I was surprised when shopping for my son’s Valentine’s Day class project to see that Easter items were already on the shelves. I had never heard about Easter or the Easter bunny before I came to the U.S., and the holiday didn’t register with me before my first child went to school. I also didn’t grow up reading picture books about rabbits—I didn’t grown up reading picture books, period. But for some reason I had an affinity for rabbits, and this image and others in my memory reminds me that rabbits were my companions, they were my bunnies.
I am perhaps four years old, in my late grandparents’ courtyard in Oujda, a far eastern Moroccan city that borders Algeria. Oujda is also the hometown of my aunt, the one who breeds rabbits, and that must be how I ended up with this bunny. It’s strange that the bunny appears to be looking straight at the camera. From what I remember about bunnies, they keep their head sideways when they’re watching you, pretending they don’t care, when in fact their visible eye is intently sensing your every move. If you look closely, that’s exactly what I am doing in this picture as well. As a child I was uncomfortable being photographed. In family pictures, you have to search for me like it’s a scene from Where’s Waldo? I remember feeling that all I could do was to avoid eye contact with the camera, looking sideways. That’s how bunny and I were one. We shared food-bread for me, mint for him. My brother had a dog, my cousin had a cat, and I had a bunny.

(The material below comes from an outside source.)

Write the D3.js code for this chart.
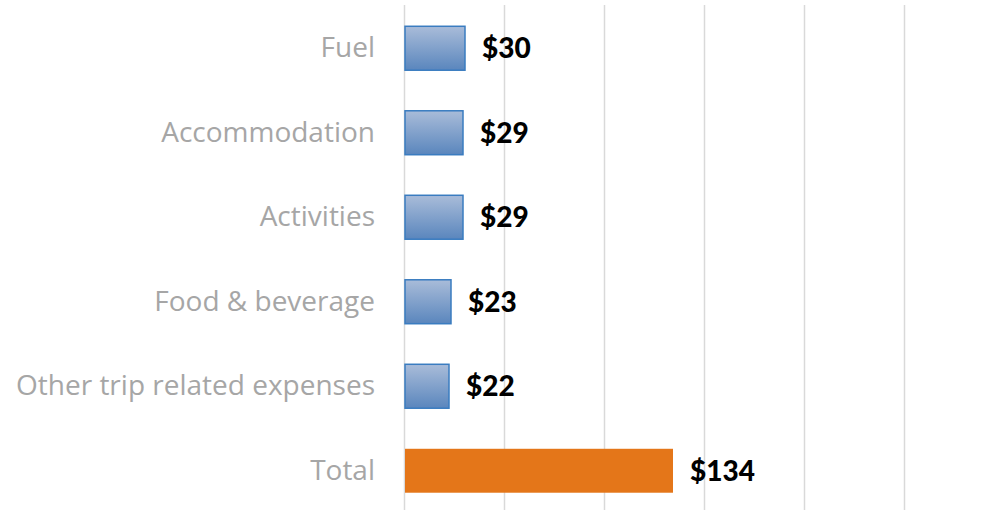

One day my aunt from Oujda came to visit us in Meknes, where her mother, her sister, and her brother (my father) had settled. Female guests integrate easily, as they smoothly join the house workforce, especially helping out in the kitchen. I remember that it was sunny outside and cold inside, typical of Moroccan homes during winter, as rooms are large and no heating systems are in place. I returned from school for lunch. The living room was more crowded than usual, and it was time to huddle up around the table. Some moved little, like my grandmother and my father, who wore heavy wool and tried to settle in by gathering large layers of clothing close to their bodies. The rest of us are hopping—or pretending to hop—to the right or left, to make space for someone else. One more chair is brought from the other room for the last person to be seated. The tajine is finally placed in the center of the table, and a mixture of relief and anticipation fills the air, as if we were lighting a long-awaited fire.

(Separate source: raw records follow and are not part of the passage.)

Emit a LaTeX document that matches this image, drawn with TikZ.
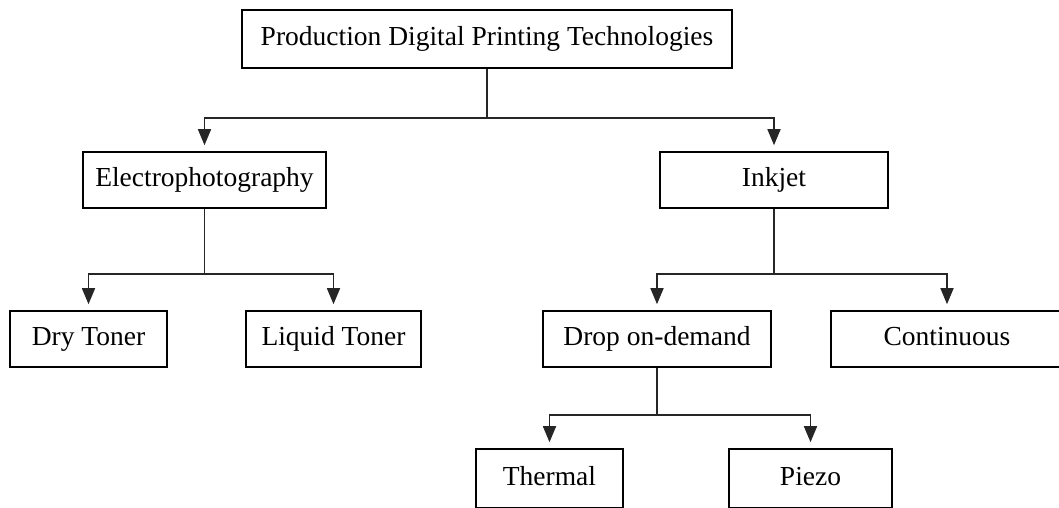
\documentclass[tikz,border=0pt]{standalone}
\usepackage{fontspec}
\setmainfont{Liberation Serif}
\usetikzlibrary{arrows.meta}

\tikzset{
  box/.style={draw=black, line width=1.6pt, fill=white, inner sep=0pt,
              minimum height=56pt, text height=19pt, text depth=6pt,
              font=\fontsize{27.5}{30}\selectfont},
  link/.style={draw=black!85, line width=1.6pt},
  arrowlink/.style={link, -{Triangle[length=16pt,width=13pt]}, shorten >=6pt}
}

\begin{document}
\begin{tikzpicture}[x=1pt, y=-1pt]
  \useasboundingbox (0,0) rectangle (1059,507);
  \clip (0,0) rectangle (1059,507);

  % boxes
  \node[box, minimum width=490pt, minimum height=58pt] (root) at (487,39) {Production Digital Printing Technologies};
  \node[box, minimum width=243pt] (electro) at (204.5,180) {Electrophotography};
  \node[box, minimum width=228pt] (inkjet) at (774,180) {Inkjet};
  \node[box, minimum width=157pt] (dry) at (88.5,339) {Dry Toner};
  \node[box, minimum width=175pt] (liquid) at (333.5,339) {Liquid Toner};
  \node[box, minimum width=228pt] (drop) at (657,339) {Drop on-demand};
  \node[box, minimum width=232pt] (cont) at (947,339) {Continuous};
  \node[box, minimum width=147pt, minimum height=59pt] (thermal) at (549.5,478.5) {Thermal};
  \node[box, minimum width=163pt, minimum height=59pt] (piezo) at (810.5,478.5) {Piezo};

  % junction points below each parent
  \coordinate (jroot) at (root.south |- 0,118);
  \coordinate (jelectro) at (electro.south |- 0,274);
  \coordinate (jinkjet) at (inkjet.south |- 0,274);
  \coordinate (jdrop) at (drop.south |- 0,415);

  % stems
  \draw[link] (root.south) -- (jroot);
  \draw[link] (electro.south) -- (jelectro);
  \draw[link] (inkjet.south) -- (jinkjet);
  \draw[link] (drop.south) -- (jdrop);

  % branches
  \draw[arrowlink] (jroot) -| (electro.north);
  \draw[arrowlink] (jroot) -| (inkjet.north);
  \draw[arrowlink] (jelectro) -| (dry.north);
  \draw[arrowlink] (jelectro) -| (liquid.north);
  \draw[arrowlink] (jinkjet) -| (drop.north);
  \draw[arrowlink] (jinkjet) -| (cont.north);
  \draw[arrowlink] (jdrop) -| (thermal.north);
  \draw[arrowlink] (jdrop) -| (piezo.north);
\end{tikzpicture}
\end{document}
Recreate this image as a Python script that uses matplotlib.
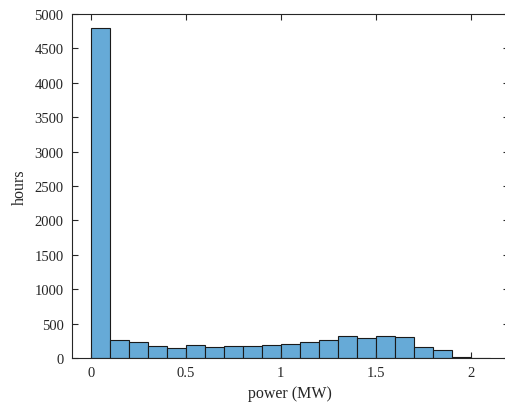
import numpy as np
import matplotlib
matplotlib.use('Agg')
import matplotlib.pyplot as plt

plt.rcParams['font.family'] = ['Liberation Serif', 'DejaVu Serif']

# histogram bins (MW) and counts (hours)
bin_edges = np.round(np.arange(0, 2.11, 0.1), 2)
hours = [4800, 266, 237, 179, 145, 189, 160, 174, 174, 183,
         208, 228, 257, 320, 291, 320, 300, 155, 121, 19, 5]

fig = plt.figure(figsize=(5.05, 4.10), dpi=100)
ax = fig.add_axes([72/505, 51/410, 436.6/505, 344/410])

ax.hist(bin_edges[:-1], bins=bin_edges, weights=hours,
        facecolor='#66aad7', edgecolor='#1a1a1a', linewidth=0.8)

ax.set_xlim(-0.1, 2.2)
ax.set_ylim(0, 5000)
ax.set_xticks([0, 0.5, 1, 1.5, 2])
ax.set_xticklabels(['0', '0.5', '1', '1.5', '2'])
ax.set_yticks(np.arange(0, 5001, 500))

ax.tick_params(direction='in', length=4, width=0.8, top=True, right=True,
               labelsize=10.5, colors='#262626', pad=6)
for s in ax.spines.values():
    s.set_color('#262626')
    s.set_linewidth(0.8)
# right border falls just outside the picture in the original
ax.spines['right'].set_visible(False)

ax.set_xlabel('power (MW)', fontsize=11.5, color='#262626', labelpad=4)
ax.set_ylabel('hours', fontsize=11.5, color='#262626', labelpad=5)

fig.savefig('out.png', dpi=100)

The tajine’s top is removed, releasing steam that hides faces from my memory, and I inhale a unique warm and spicy aroma of what is clearly a fine braised meat and vegetable stew. Then, in absolute silence, I break off a piece of bread and dip it into the silky saffron sauce. All speaking is gone, all subjects are out of context – if you need someone to pass you more bread, you whisper. Everyone is focused on the meal, but no one touches the meat… not yet. Then someone, most likely my mother, swiftly detaches select pieces of the still burning meat with her fingers, then places the best piece in front of the person at the top of the hierarchy: my grandmother. This gives the green light to the rest of us that we can begin eating the meat.
“This is the best chicken I have ever had, Allah yatek saha! (May God give you health!),” I recall saying. Then I notice my aunt smiling in an awkward way, as if her smile failed to match the expression in her eyes. More noticeable was her silence, when according to Moroccan table manners, she should have acknowledged my compliment. What follows is an unidentified voice piercing through whispers and laughter that still echoes in my memory: “This isn’t chicken, it’s rabbit!”
“Bunny rabbit?” I swallowed in disbelief.
I kept quiet, so as not to be rude to our guest who went to the trouble of slaughtering bunny in our yard, near his home that I regularly cleaned for him, slicing through his body with our serrated kitchen knife, searing his flesh in strong spices to suffocate it in its own juice, drowning it in muffled water and abondoning it there over the heat until it completely let go and fell apart from the bone. I kept quiet in the presence of my father, our guest’s brother, and I waited until the subject changed, which didn’t take long. Then I discretely left the table with a heavy heart.